**WRITTEN REQUEST:** Return all of the entries word for word, but omit the pictures they contain.

————————

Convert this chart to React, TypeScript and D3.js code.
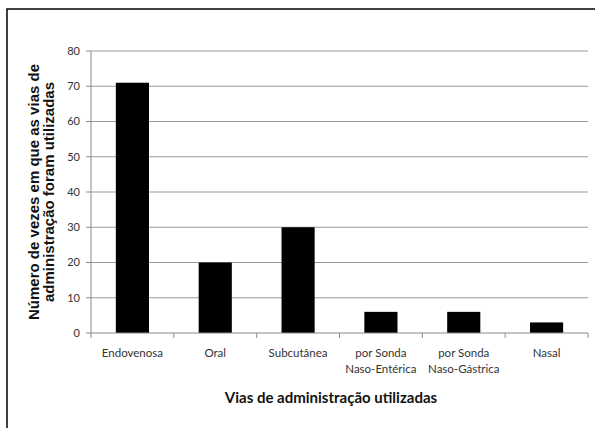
import React from "react";
import * as d3 from "d3";

const categories: string[][] = [
  ["Endovenosa"],
  ["Oral"],
  ["Subcutânea"],
  ["por Sonda", "Naso-Entérica"],
  ["por Sonda", "Naso-Gástrica"],
  ["Nasal"],
];
const values: number[] = [71, 20, 30, 6, 6, 3];
const yTicks: number[] = [0, 10, 20, 30, 40, 50, 60, 70, 80];
const yTitle: string[] = ["Número de vezes em que as vias de", "administração foram utilizadas"];
const xTitle = "Vias de administração utilizadas";

const W = 595;
const H = 428;
const left = 91;
const right = 588;
const top = 51;
const bottom = 333;

export default function App() {
  const keys = categories.map((_, i) => String(i));
  const x = d3.scaleBand<string>().domain(keys).range([left, right]).paddingInner(0.6).paddingOuter(0.3);
  const xStep = d3.scaleBand<string>().domain(keys).range([left, right]);
  const y = d3.scaleLinear().domain([0, 80]).range([bottom, top]);

  const labelFont = "Lato, 'Open Sans', sans-serif";
  const titleFont = "'Liberation Sans', Arial, sans-serif";

  return (
    <svg
      width={W}
      height={H}
      style={{ position: "absolute", left: 0, top: 0, background: "#fff" }}
    >
      <rect x={0} y={0} width={W} height={H} fill="#fff" />
      <rect x={7} y={9} width={W} height={H} fill="none" stroke="#000" strokeWidth={1.5} />

      {/* horizontal gridlines */}
      {yTicks.filter((t) => t > 0).map((t) => (
        <line key={t} x1={left} x2={right} y1={y(t)} y2={y(t)} stroke="#9a9a9a" strokeWidth={1} />
      ))}

      {/* y axis */}
      <line x1={left} x2={left} y1={top} y2={bottom} stroke="#8a8a8a" strokeWidth={1} />
      {yTicks.map((t) => (
        <g key={t}>
          <line x1={left - 5} x2={left} y1={y(t)} y2={y(t)} stroke="#8a8a8a" />
          <text
            x={left - 11}
            y={y(t)}
            dy="0.35em"
            textAnchor="end"
            fontFamily={labelFont}
            fontSize={11}
            fill="#333"
          >
            {t}
          </text>
        </g>
      ))}

      {/* bars */}
      {values.map((v, i) => (
        <rect
          key={i}
          x={x(String(i))}
          y={y(v)}
          width={x.bandwidth()}
          height={y(0) - y(v)}
          fill="#000"
        />
      ))}

      {/* x axis */}
      <line x1={left} x2={right} y1={bottom} y2={bottom} stroke="#8a8a8a" strokeWidth={1} />
      {keys.concat(["end"]).map((k, i) => {
        const xp = i < keys.length ? (xStep(k) as number) : right;
        return <line key={k} x1={xp} x2={xp} y1={bottom} y2={bottom + 5} stroke="#8a8a8a" />;
      })}
      {categories.map((lines, i) => {
        const cx = (xStep(String(i)) as number) + xStep.bandwidth() / 2;
        return (
          <text
            key={i}
            x={cx}
            y={357}
            textAnchor="middle"
            fontFamily={labelFont}
            fontSize={11.5}
            fill="#333"
          >
            {lines.map((l, j) => (
              <tspan key={j} x={cx} dy={j === 0 ? 0 : 16}>
                {l}
              </tspan>
            ))}
          </text>
        );
      })}

      {/* axis titles */}
      <text
        x={331}
        y={403}
        textAnchor="middle"
        fontFamily={labelFont}
        fontWeight="bold"
        fontSize={15}
        fill="#111"
      >
        {xTitle}
      </text>
      <text
        transform={`translate(39, ${(top + bottom) / 2}) rotate(-90)`}
        textAnchor="middle"
        fontFamily={titleFont}
        fontWeight="bold"
        fontSize={15}
        fill="#111"
      >
        {yTitle.map((l, j) => (
          <tspan key={j} x={0} dy={j === 0 ? 0 : 15}>
            {l}
          </tspan>
        ))}
      </text>
    </svg>
  );
}
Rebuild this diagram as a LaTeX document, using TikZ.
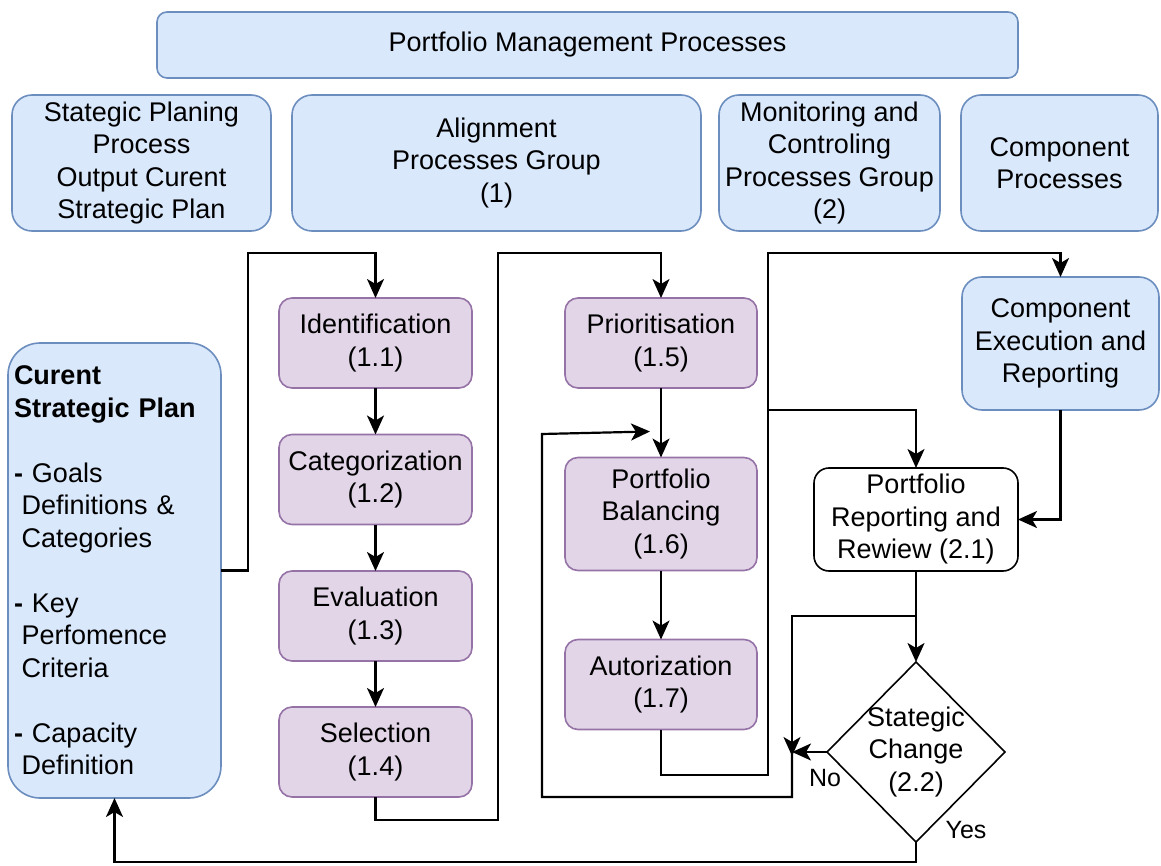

————————

**SOLUTION TO THIS TASK:**
Convert this chart to React, TypeScript and D3.js code.
import React from "react";
import * as d3 from "d3";

const categories: string[][] = [
  ["Endovenosa"],
  ["Oral"],
  ["Subcutânea"],
  ["por Sonda", "Naso-Entérica"],
  ["por Sonda", "Naso-Gástrica"],
  ["Nasal"],
];
const values: number[] = [71, 20, 30, 6, 6, 3];
const yTicks: number[] = [0, 10, 20, 30, 40, 50, 60, 70, 80];
const yTitle: string[] = ["Número de vezes em que as vias de", "administração foram utilizadas"];
const xTitle = "Vias de administração utilizadas";

const W = 595;
const H = 428;
const left = 91;
const right = 588;
const top = 51;
const bottom = 333;

export default function App() {
  const keys = categories.map((_, i) => String(i));
  const x = d3.scaleBand<string>().domain(keys).range([left, right]).paddingInner(0.6).paddingOuter(0.3);
  const xStep = d3.scaleBand<string>().domain(keys).range([left, right]);
  const y = d3.scaleLinear().domain([0, 80]).range([bottom, top]);

  const labelFont = "Lato, 'Open Sans', sans-serif";
  const titleFont = "'Liberation Sans', Arial, sans-serif";

  return (
    <svg
      width={W}
      height={H}
      style={{ position: "absolute", left: 0, top: 0, background: "#fff" }}
    >
      <rect x={0} y={0} width={W} height={H} fill="#fff" />
      <rect x={7} y={9} width={W} height={H} fill="none" stroke="#000" strokeWidth={1.5} />

      {/* horizontal gridlines */}
      {yTicks.filter((t) => t > 0).map((t) => (
        <line key={t} x1={left} x2={right} y1={y(t)} y2={y(t)} stroke="#9a9a9a" strokeWidth={1} />
      ))}

      {/* y axis */}
      <line x1={left} x2={left} y1={top} y2={bottom} stroke="#8a8a8a" strokeWidth={1} />
      {yTicks.map((t) => (
        <g key={t}>
          <line x1={left - 5} x2={left} y1={y(t)} y2={y(t)} stroke="#8a8a8a" />
          <text
            x={left - 11}
            y={y(t)}
            dy="0.35em"
            textAnchor="end"
            fontFamily={labelFont}
            fontSize={11}
            fill="#333"
          >
            {t}
          </text>
        </g>
      ))}

      {/* bars */}
      {values.map((v, i) => (
        <rect
          key={i}
          x={x(String(i))}
          y={y(v)}
          width={x.bandwidth()}
          height={y(0) - y(v)}
          fill="#000"
        />
      ))}

      {/* x axis */}
      <line x1={left} x2={right} y1={bottom} y2={bottom} stroke="#8a8a8a" strokeWidth={1} />
      {keys.concat(["end"]).map((k, i) => {
        const xp = i < keys.length ? (xStep(k) as number) : right;
        return <line key={k} x1={xp} x2={xp} y1={bottom} y2={bottom + 5} stroke="#8a8a8a" />;
      })}
      {categories.map((lines, i) => {
        const cx = (xStep(String(i)) as number) + xStep.bandwidth() / 2;
        return (
          <text
            key={i}
            x={cx}
            y={357}
            textAnchor="middle"
            fontFamily={labelFont}
            fontSize={11.5}
            fill="#333"
          >
            {lines.map((l, j) => (
              <tspan key={j} x={cx} dy={j === 0 ? 0 : 16}>
                {l}
              </tspan>
            ))}
          </text>
        );
      })}

      {/* axis titles */}
      <text
        x={331}
        y={403}
        textAnchor="middle"
        fontFamily={labelFont}
        fontWeight="bold"
        fontSize={15}
        fill="#111"
      >
        {xTitle}
      </text>
      <text
        transform={`translate(39, ${(top + bottom) / 2}) rotate(-90)`}
        textAnchor="middle"
        fontFamily={titleFont}
        fontWeight="bold"
        fontSize={15}
        fill="#111"
      >
        {yTitle.map((l, j) => (
          <tspan key={j} x={0} dy={j === 0 ? 0 : 15}>
            {l}
          </tspan>
        ))}
      </text>
    </svg>
  );
}
Rebuild this diagram as a LaTeX document, using TikZ.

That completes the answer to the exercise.